*WHAT IS BEING ASKED*.
Give the data below again exactly as it stands. Omit the pictures.

*SUPPLIED MATERIAL*.
-- START --
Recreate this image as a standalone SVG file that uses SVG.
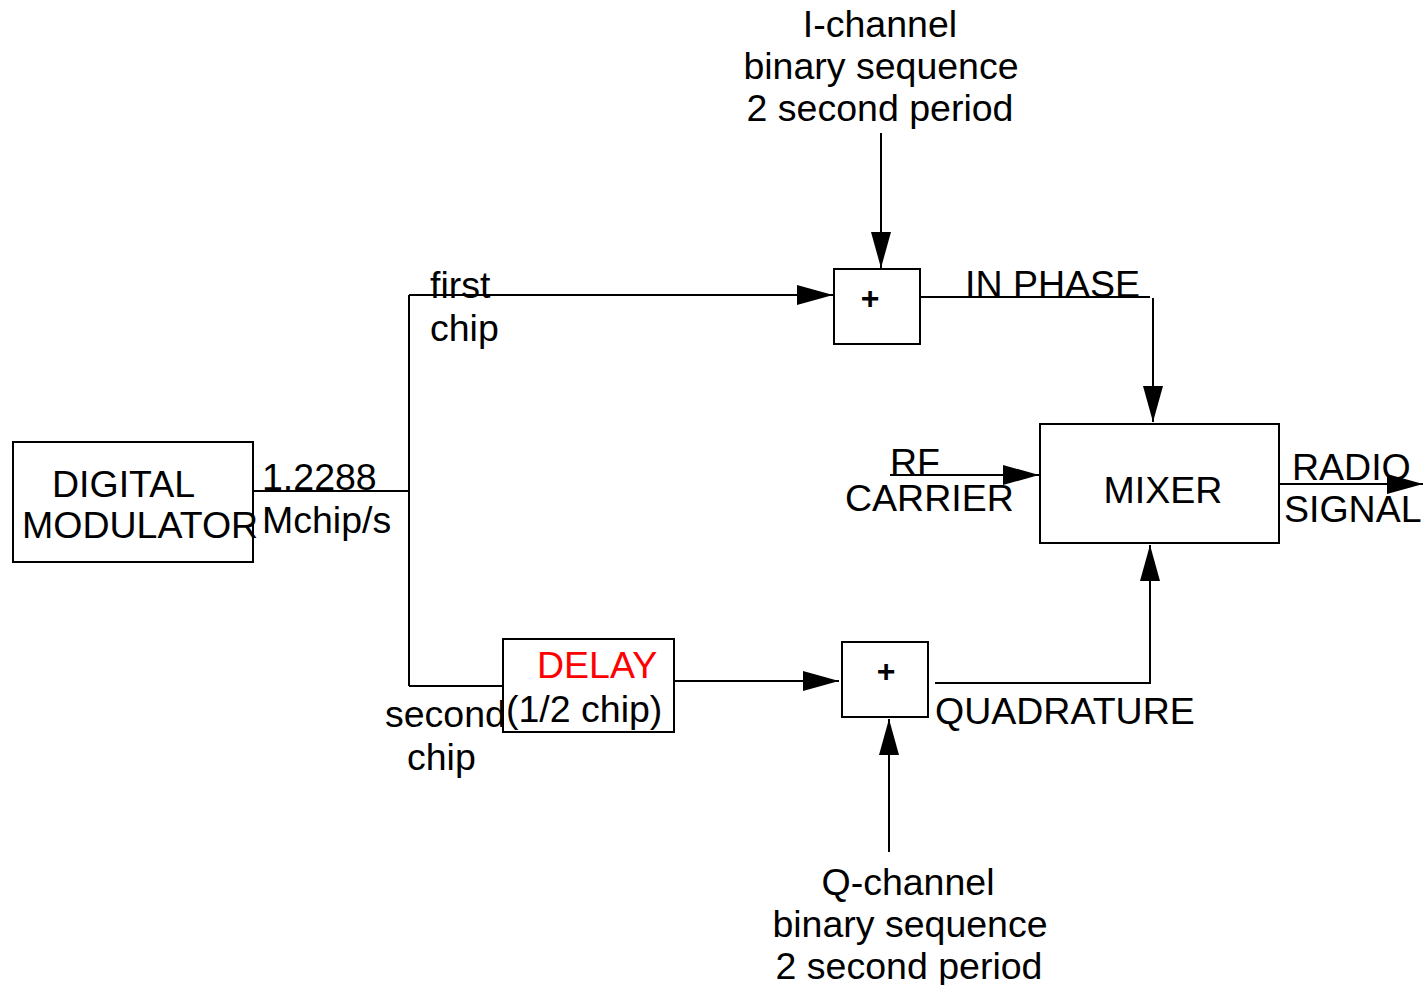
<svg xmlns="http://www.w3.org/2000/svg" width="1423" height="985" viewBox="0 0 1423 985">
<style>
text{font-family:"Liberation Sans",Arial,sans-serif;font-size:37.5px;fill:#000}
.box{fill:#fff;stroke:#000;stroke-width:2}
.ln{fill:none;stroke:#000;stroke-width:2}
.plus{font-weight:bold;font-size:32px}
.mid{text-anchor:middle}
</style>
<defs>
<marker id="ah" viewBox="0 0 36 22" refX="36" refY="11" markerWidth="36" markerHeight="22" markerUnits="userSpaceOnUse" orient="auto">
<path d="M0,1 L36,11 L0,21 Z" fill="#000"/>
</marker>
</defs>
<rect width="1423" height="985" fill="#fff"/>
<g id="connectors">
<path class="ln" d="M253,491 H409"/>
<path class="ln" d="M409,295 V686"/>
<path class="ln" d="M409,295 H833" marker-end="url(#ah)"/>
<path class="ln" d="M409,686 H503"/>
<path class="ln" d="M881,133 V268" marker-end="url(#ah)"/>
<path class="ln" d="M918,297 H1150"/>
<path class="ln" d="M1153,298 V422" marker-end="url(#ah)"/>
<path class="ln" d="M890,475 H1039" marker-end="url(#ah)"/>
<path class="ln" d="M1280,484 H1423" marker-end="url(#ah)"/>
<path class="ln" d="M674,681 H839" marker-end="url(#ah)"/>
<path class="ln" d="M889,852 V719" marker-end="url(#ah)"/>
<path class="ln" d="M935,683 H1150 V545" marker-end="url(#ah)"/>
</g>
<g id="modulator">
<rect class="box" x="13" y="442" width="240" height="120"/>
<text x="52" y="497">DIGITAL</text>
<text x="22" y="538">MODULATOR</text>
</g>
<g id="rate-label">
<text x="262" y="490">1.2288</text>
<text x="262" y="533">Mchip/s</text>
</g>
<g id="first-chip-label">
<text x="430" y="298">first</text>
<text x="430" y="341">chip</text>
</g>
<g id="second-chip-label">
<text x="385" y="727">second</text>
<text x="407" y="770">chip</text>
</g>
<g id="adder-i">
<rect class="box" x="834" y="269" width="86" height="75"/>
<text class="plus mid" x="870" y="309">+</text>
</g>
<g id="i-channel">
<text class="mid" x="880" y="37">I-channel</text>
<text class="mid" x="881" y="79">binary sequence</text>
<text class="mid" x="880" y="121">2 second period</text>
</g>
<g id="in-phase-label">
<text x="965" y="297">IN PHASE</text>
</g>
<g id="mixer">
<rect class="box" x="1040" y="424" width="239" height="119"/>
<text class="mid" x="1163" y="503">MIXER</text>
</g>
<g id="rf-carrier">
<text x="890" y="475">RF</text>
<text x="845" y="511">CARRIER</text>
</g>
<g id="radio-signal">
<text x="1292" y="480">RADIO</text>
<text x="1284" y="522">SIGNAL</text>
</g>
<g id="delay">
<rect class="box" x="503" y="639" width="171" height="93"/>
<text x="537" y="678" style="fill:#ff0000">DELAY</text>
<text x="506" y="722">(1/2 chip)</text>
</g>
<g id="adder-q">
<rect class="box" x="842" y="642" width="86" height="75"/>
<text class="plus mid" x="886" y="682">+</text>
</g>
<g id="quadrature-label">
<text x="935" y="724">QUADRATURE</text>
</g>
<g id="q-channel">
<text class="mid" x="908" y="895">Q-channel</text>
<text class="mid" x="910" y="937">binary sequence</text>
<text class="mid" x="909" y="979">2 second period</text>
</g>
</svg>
-- END --
*RESPONSE*.
Recreate this image as a standalone SVG file that uses SVG.
<svg xmlns="http://www.w3.org/2000/svg" width="1423" height="985" viewBox="0 0 1423 985">
<style>
text{font-family:"Liberation Sans",Arial,sans-serif;font-size:37.5px;fill:#000}
.box{fill:#fff;stroke:#000;stroke-width:2}
.ln{fill:none;stroke:#000;stroke-width:2}
.plus{font-weight:bold;font-size:32px}
.mid{text-anchor:middle}
</style>
<defs>
<marker id="ah" viewBox="0 0 36 22" refX="36" refY="11" markerWidth="36" markerHeight="22" markerUnits="userSpaceOnUse" orient="auto">
<path d="M0,1 L36,11 L0,21 Z" fill="#000"/>
</marker>
</defs>
<rect width="1423" height="985" fill="#fff"/>
<g id="connectors">
<path class="ln" d="M253,491 H409"/>
<path class="ln" d="M409,295 V686"/>
<path class="ln" d="M409,295 H833" marker-end="url(#ah)"/>
<path class="ln" d="M409,686 H503"/>
<path class="ln" d="M881,133 V268" marker-end="url(#ah)"/>
<path class="ln" d="M918,297 H1150"/>
<path class="ln" d="M1153,298 V422" marker-end="url(#ah)"/>
<path class="ln" d="M890,475 H1039" marker-end="url(#ah)"/>
<path class="ln" d="M1280,484 H1423" marker-end="url(#ah)"/>
<path class="ln" d="M674,681 H839" marker-end="url(#ah)"/>
<path class="ln" d="M889,852 V719" marker-end="url(#ah)"/>
<path class="ln" d="M935,683 H1150 V545" marker-end="url(#ah)"/>
</g>
<g id="modulator">
<rect class="box" x="13" y="442" width="240" height="120"/>
<text x="52" y="497">DIGITAL</text>
<text x="22" y="538">MODULATOR</text>
</g>
<g id="rate-label">
<text x="262" y="490">1.2288</text>
<text x="262" y="533">Mchip/s</text>
</g>
<g id="first-chip-label">
<text x="430" y="298">first</text>
<text x="430" y="341">chip</text>
</g>
<g id="second-chip-label">
<text x="385" y="727">second</text>
<text x="407" y="770">chip</text>
</g>
<g id="adder-i">
<rect class="box" x="834" y="269" width="86" height="75"/>
<text class="plus mid" x="870" y="309">+</text>
</g>
<g id="i-channel">
<text class="mid" x="880" y="37">I-channel</text>
<text class="mid" x="881" y="79">binary sequence</text>
<text class="mid" x="880" y="121">2 second period</text>
</g>
<g id="in-phase-label">
<text x="965" y="297">IN PHASE</text>
</g>
<g id="mixer">
<rect class="box" x="1040" y="424" width="239" height="119"/>
<text class="mid" x="1163" y="503">MIXER</text>
</g>
<g id="rf-carrier">
<text x="890" y="475">RF</text>
<text x="845" y="511">CARRIER</text>
</g>
<g id="radio-signal">
<text x="1292" y="480">RADIO</text>
<text x="1284" y="522">SIGNAL</text>
</g>
<g id="delay">
<rect class="box" x="503" y="639" width="171" height="93"/>
<text x="537" y="678" style="fill:#ff0000">DELAY</text>
<text x="506" y="722">(1/2 chip)</text>
</g>
<g id="adder-q">
<rect class="box" x="842" y="642" width="86" height="75"/>
<text class="plus mid" x="886" y="682">+</text>
</g>
<g id="quadrature-label">
<text x="935" y="724">QUADRATURE</text>
</g>
<g id="q-channel">
<text class="mid" x="908" y="895">Q-channel</text>
<text class="mid" x="910" y="937">binary sequence</text>
<text class="mid" x="909" y="979">2 second period</text>
</g>
</svg>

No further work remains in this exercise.